• **Data records**:
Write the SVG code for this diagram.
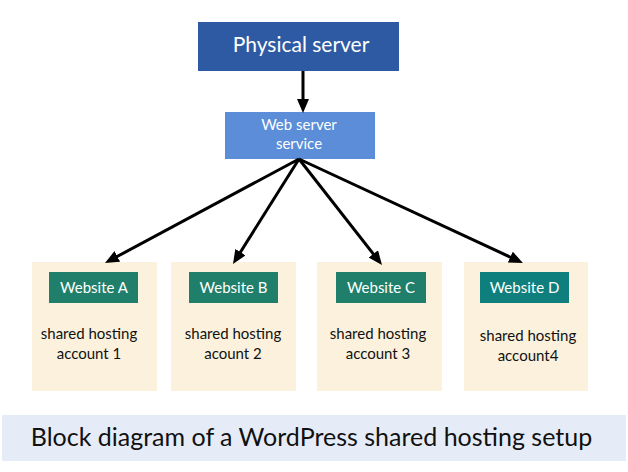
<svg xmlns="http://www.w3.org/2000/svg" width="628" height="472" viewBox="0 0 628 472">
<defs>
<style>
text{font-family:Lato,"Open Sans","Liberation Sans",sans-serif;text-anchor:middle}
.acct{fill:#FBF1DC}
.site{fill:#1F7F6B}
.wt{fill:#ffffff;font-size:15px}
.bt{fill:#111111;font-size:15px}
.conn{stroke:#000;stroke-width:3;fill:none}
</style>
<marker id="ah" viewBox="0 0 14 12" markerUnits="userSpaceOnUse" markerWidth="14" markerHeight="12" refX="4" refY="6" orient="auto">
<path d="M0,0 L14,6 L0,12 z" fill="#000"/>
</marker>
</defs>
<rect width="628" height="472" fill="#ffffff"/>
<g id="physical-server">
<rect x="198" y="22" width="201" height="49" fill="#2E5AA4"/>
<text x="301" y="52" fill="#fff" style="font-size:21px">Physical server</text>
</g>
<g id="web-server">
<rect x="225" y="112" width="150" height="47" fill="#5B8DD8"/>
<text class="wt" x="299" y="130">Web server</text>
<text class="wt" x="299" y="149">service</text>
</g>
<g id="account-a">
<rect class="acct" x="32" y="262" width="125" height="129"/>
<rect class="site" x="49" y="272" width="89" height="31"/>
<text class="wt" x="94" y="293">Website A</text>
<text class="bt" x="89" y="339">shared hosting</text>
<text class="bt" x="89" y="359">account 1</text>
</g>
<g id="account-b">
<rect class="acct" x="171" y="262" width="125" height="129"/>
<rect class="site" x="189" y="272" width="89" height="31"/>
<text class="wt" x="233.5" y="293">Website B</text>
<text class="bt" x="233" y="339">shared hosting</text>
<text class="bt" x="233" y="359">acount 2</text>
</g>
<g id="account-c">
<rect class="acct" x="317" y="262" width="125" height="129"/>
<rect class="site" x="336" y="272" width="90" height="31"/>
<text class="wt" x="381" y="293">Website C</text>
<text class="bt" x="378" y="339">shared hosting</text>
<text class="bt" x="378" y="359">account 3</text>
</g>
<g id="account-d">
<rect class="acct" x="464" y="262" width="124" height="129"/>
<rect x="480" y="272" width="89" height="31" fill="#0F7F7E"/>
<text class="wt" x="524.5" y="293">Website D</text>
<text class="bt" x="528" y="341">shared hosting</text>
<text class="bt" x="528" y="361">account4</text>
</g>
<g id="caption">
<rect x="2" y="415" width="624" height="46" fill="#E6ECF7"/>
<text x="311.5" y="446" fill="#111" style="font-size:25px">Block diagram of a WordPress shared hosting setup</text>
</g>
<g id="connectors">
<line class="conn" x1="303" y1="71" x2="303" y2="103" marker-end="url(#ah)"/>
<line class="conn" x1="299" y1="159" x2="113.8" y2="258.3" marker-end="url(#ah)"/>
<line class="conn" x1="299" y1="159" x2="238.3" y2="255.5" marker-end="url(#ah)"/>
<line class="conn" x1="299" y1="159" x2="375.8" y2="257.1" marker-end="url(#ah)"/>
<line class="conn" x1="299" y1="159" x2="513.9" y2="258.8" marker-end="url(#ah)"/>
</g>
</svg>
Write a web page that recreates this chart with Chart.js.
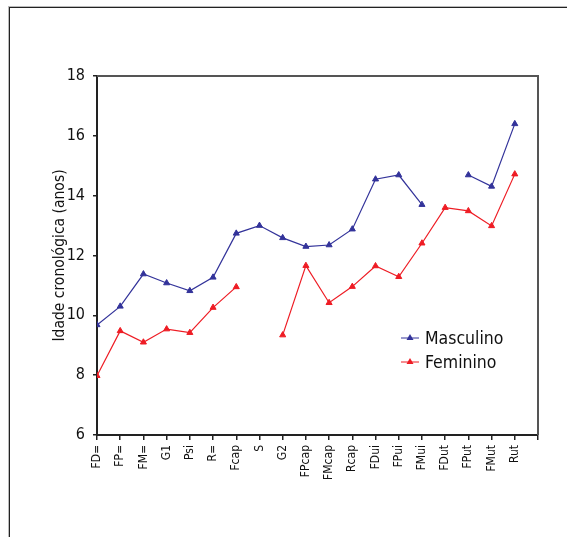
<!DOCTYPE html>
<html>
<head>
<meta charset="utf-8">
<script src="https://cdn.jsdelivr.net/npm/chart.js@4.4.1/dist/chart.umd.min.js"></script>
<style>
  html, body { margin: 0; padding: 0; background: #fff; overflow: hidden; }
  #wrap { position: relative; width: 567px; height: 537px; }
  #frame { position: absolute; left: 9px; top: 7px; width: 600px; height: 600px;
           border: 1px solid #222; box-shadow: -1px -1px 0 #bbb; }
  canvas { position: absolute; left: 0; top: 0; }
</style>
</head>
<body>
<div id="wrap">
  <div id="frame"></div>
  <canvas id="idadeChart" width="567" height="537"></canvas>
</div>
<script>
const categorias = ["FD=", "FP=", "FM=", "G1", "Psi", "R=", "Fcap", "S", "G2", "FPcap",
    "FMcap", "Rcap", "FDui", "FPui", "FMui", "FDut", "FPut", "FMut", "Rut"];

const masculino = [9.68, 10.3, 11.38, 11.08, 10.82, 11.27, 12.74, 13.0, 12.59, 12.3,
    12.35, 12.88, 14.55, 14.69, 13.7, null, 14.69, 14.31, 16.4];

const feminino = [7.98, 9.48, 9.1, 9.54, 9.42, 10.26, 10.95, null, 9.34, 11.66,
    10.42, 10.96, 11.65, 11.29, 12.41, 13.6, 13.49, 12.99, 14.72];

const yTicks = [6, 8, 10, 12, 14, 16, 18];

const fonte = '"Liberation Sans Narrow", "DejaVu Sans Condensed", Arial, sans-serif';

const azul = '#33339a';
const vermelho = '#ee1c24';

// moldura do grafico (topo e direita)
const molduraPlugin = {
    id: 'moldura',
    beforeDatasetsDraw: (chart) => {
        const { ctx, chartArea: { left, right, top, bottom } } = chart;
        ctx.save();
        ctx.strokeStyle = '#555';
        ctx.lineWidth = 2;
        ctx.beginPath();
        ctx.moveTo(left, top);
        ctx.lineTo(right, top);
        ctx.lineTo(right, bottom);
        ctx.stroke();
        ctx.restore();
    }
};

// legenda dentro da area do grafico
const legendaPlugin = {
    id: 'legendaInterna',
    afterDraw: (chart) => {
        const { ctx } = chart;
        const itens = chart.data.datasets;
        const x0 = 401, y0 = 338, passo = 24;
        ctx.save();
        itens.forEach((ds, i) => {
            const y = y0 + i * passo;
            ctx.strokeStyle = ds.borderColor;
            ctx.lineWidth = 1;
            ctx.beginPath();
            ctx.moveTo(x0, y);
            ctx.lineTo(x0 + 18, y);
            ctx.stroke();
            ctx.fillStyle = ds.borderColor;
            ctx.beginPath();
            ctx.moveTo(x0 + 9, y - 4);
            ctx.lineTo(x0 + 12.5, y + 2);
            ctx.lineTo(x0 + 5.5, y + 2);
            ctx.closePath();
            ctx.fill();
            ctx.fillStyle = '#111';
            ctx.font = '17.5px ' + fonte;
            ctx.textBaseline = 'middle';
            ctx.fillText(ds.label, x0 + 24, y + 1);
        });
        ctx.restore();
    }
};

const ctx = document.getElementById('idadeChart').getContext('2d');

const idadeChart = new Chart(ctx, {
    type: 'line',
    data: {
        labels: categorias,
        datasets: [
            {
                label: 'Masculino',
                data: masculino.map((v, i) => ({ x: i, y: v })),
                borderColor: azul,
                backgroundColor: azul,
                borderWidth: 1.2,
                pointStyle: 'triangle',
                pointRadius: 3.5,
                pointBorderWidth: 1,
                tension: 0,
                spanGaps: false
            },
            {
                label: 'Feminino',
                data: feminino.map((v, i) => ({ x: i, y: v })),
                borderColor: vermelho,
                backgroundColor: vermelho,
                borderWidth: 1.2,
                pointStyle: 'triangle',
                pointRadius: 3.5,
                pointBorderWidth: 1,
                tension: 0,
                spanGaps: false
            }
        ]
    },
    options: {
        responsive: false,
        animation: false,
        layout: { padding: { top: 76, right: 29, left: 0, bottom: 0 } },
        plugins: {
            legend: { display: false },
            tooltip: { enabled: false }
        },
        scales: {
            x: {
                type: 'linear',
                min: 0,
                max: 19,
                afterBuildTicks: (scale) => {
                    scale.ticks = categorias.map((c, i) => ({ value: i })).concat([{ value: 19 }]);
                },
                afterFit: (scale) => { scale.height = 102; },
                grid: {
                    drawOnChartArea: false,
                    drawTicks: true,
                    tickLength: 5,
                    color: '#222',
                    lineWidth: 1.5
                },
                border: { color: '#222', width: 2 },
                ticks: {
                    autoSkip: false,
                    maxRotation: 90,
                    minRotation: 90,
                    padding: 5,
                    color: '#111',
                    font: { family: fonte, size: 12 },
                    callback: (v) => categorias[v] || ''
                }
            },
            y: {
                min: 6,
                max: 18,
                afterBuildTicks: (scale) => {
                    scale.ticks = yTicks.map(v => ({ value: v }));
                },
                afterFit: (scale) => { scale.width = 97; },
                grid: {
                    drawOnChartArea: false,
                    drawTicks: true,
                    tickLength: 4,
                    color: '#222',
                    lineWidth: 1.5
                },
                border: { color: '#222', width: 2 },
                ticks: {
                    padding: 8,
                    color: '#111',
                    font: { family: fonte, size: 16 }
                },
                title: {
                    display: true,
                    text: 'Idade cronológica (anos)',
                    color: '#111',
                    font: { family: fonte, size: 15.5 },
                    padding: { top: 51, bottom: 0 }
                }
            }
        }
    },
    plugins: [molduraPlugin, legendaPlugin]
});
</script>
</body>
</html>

---

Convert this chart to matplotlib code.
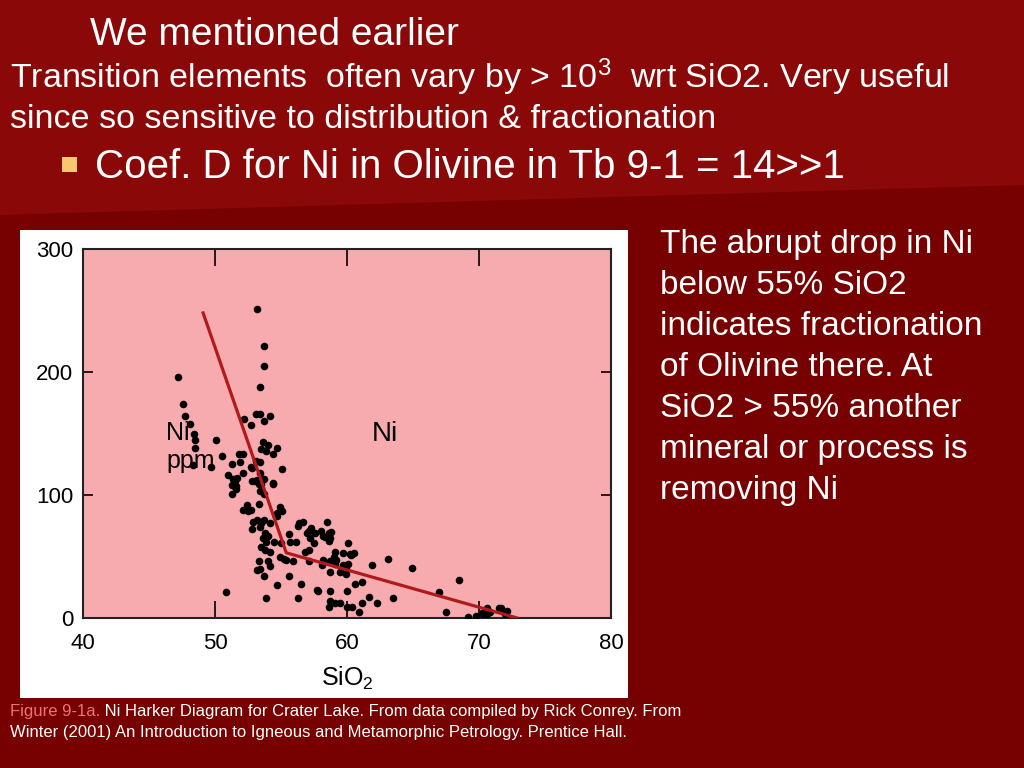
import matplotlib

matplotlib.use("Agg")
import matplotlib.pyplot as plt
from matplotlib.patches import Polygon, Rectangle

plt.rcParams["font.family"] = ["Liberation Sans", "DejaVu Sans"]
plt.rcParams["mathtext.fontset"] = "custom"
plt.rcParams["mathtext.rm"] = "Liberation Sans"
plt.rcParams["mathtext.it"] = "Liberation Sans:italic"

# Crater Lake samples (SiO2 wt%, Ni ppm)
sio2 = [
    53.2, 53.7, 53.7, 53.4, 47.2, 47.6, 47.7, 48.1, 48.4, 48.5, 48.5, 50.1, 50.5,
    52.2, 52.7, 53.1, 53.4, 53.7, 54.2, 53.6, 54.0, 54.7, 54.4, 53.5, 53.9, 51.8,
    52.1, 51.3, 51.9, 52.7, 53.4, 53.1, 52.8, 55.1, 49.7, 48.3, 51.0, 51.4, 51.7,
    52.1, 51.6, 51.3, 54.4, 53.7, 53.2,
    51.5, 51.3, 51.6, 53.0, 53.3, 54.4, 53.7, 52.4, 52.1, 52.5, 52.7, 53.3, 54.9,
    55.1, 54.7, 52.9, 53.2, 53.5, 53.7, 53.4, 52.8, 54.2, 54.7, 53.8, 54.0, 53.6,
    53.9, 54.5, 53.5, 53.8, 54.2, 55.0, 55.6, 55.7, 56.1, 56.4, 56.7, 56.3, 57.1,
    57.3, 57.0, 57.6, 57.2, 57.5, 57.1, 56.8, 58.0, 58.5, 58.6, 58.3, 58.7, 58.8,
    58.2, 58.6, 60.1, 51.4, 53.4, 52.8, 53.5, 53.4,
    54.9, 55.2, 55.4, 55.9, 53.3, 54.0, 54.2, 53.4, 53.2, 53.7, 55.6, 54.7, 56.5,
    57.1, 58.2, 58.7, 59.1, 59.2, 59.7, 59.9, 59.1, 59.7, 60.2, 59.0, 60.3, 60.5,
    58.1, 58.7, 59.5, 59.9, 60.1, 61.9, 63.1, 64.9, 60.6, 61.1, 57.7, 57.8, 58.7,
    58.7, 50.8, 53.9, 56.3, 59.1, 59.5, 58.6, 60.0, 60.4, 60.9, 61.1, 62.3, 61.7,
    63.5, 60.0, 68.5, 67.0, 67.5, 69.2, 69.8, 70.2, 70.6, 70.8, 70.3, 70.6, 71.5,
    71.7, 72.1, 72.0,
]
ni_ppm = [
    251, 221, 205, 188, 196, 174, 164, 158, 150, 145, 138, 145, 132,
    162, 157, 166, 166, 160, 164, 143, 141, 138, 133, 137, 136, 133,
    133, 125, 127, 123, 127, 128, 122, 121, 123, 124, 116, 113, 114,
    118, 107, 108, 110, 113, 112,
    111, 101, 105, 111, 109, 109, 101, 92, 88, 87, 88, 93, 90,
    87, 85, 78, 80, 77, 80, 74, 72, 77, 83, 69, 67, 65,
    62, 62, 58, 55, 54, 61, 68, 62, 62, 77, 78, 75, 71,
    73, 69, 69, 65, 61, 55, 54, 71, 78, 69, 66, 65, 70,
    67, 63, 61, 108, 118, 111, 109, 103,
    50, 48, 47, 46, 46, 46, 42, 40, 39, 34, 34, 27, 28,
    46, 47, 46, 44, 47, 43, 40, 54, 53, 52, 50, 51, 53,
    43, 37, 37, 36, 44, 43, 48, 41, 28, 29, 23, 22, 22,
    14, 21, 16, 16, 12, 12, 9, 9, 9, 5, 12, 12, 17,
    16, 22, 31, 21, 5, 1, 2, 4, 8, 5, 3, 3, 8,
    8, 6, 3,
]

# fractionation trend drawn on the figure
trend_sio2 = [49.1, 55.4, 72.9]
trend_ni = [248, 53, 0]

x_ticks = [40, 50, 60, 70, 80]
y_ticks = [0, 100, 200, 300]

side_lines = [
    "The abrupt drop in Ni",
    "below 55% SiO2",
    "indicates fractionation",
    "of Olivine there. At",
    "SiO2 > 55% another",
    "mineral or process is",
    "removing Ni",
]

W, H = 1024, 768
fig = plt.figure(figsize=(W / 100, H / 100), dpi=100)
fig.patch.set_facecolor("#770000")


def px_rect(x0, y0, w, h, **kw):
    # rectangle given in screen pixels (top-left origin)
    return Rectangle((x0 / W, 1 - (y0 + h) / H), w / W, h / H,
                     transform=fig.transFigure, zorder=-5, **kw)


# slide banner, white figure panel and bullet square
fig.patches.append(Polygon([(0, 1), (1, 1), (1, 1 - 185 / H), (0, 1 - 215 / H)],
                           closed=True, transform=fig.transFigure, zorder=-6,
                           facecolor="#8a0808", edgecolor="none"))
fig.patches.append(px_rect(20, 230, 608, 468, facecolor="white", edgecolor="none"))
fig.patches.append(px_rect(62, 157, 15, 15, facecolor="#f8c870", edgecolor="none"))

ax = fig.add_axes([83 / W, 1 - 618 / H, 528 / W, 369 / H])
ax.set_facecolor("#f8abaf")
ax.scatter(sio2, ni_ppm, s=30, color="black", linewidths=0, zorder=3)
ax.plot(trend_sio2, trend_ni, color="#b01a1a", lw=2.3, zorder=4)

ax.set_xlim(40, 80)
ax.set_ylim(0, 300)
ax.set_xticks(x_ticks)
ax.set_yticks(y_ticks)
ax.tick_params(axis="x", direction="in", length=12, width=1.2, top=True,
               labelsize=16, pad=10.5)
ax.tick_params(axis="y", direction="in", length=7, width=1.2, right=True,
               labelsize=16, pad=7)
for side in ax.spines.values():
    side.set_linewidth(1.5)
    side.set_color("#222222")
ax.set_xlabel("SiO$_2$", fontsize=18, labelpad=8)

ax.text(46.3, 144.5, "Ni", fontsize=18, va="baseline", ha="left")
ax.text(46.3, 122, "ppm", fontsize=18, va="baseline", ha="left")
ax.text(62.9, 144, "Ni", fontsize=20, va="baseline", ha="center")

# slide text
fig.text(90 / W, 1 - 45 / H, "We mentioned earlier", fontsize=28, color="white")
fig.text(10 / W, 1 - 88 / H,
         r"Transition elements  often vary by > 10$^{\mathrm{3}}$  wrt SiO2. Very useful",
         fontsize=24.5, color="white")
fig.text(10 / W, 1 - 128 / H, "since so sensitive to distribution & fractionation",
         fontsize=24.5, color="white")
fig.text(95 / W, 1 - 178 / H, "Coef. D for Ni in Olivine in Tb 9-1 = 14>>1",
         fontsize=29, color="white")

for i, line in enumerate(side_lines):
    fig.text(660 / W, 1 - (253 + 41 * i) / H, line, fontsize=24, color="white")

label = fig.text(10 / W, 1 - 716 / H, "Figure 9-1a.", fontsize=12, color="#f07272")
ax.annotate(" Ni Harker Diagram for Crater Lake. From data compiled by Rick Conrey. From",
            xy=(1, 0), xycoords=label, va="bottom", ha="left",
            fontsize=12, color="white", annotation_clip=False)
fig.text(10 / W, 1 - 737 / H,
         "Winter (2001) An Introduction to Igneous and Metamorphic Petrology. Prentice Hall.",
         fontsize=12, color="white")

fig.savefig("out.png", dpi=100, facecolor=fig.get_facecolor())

• **Short problem**: Repeat exactly, and only, the lines from the one containing "Write a web" through the one containing "const vermelho = '#ee1c24';", both included, without the pictures.

• **Correct response**:
Write a web page that recreates this chart with Chart.js.
<!DOCTYPE html>
<html>
<head>
<meta charset="utf-8">
<script src="https://cdn.jsdelivr.net/npm/chart.js@4.4.1/dist/chart.umd.min.js"></script>
<style>
  html, body { margin: 0; padding: 0; background: #fff; overflow: hidden; }
  #wrap { position: relative; width: 567px; height: 537px; }
  #frame { position: absolute; left: 9px; top: 7px; width: 600px; height: 600px;
           border: 1px solid #222; box-shadow: -1px -1px 0 #bbb; }
  canvas { position: absolute; left: 0; top: 0; }
</style>
</head>
<body>
<div id="wrap">
  <div id="frame"></div>
  <canvas id="idadeChart" width="567" height="537"></canvas>
</div>
<script>
const categorias = ["FD=", "FP=", "FM=", "G1", "Psi", "R=", "Fcap", "S", "G2", "FPcap",
    "FMcap", "Rcap", "FDui", "FPui", "FMui", "FDut", "FPut", "FMut", "Rut"];

const masculino = [9.68, 10.3, 11.38, 11.08, 10.82, 11.27, 12.74, 13.0, 12.59, 12.3,
    12.35, 12.88, 14.55, 14.69, 13.7, null, 14.69, 14.31, 16.4];

const feminino = [7.98, 9.48, 9.1, 9.54, 9.42, 10.26, 10.95, null, 9.34, 11.66,
    10.42, 10.96, 11.65, 11.29, 12.41, 13.6, 13.49, 12.99, 14.72];

const yTicks = [6, 8, 10, 12, 14, 16, 18];

const fonte = '"Liberation Sans Narrow", "DejaVu Sans Condensed", Arial, sans-serif';

const azul = '#33339a';
const vermelho = '#ee1c24';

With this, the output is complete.